Virtual machines dominate the datacenter and are the basis for a ton of heavy lifting in compute. But there’s growing interest among demanding technology companies in containers, a form of operating system-level virtualization.
“Virtual machines have had their decade,” says David Strauss, the CTO of Pantheon, a San Francisco-based Drupal development platform provider and Rackspace customer. His company is seeing rapid uptake in its service thanks in large measure to the work he’s done with containers.
Pantheon wanted to offer something completely new: a freely available platform for building, launching and running Drupal websites. They didn’t want a ticking-clock free trial, or an advertising-supported hosting service — but rather something that could be completely free while still demonstrating the full value. The aim was to capture the hearts and minds of developers without breaking Pantheon’s bank.
Traditionally, a service provider might spin up a cloud instance to support each new signup. When customers upgraded, they’d get a bigger instance or space on a dedicated machine. But there are inherent limitations with this model. “If you set up a VM for each customer, it almost has to be on a free trial with a much higher upgrade price,” Strauss says.
Strauss tried virtual machines but couldn’t get them to work at the speed, scale or cost he needed. Then he hit on the concept of containers. Virtual machines share hardware and run multiple operating systems, while containers share both hardware and a single operating system. That dramatically lowers the processing power and memory required to stand up an application and keep it running. For Pantheon, that means operating more distinct Drupal installs with less spend on compute.
Pantheon runs thousands of containers on each machine. Most of those containers remain dormant until a user needs them, so instead of popping up a new cloud instance each time a user wanted to try out its service, Pantheon simply activates a dormant containerized version of its offering. Containers give the company a lightweight way of provisioning new users.
It’s fast too. “As soon as requests come in, we can bring up the whole Drupal stack in a second or two,” says Strauss. That’s down from the minutes it would take to provision a new user with a full virtual machine. “Containers start much faster because we’re not booting an OS. The only thing running in a container for a Pantheon customer is just their application.”
That gives the company a lot of flexibility, especially when it needs to scale to accommodate either new customers or customers that want more. “By using containers for our isolation needs, we could provide those tiny containers for our freemium customers but one single big container for our big customers,” says Strauss. It’s the same setup and requires no additional configuration for scaling.

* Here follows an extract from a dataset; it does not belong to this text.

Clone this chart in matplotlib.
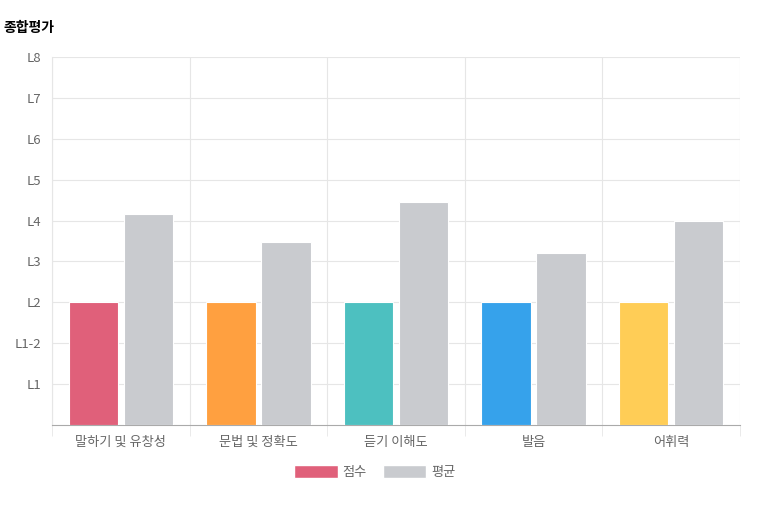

Pantheon uses containers to deliver an always-free version of its Drupal platform while maintaining competitive pricing for its high-end mission-critical hosting packages. Containers help the business maintain an edge, but Strauss is quick to point out that they’re not for everyone. “VMs are great for maintaining brownfield development and a lot of software is designed around a base OS and it’s expecting to have most of the resources allocated from the machines,” he says. “Containers are not a panacea. If you get to the point where you can figure it out, there are interesting gains to be made.”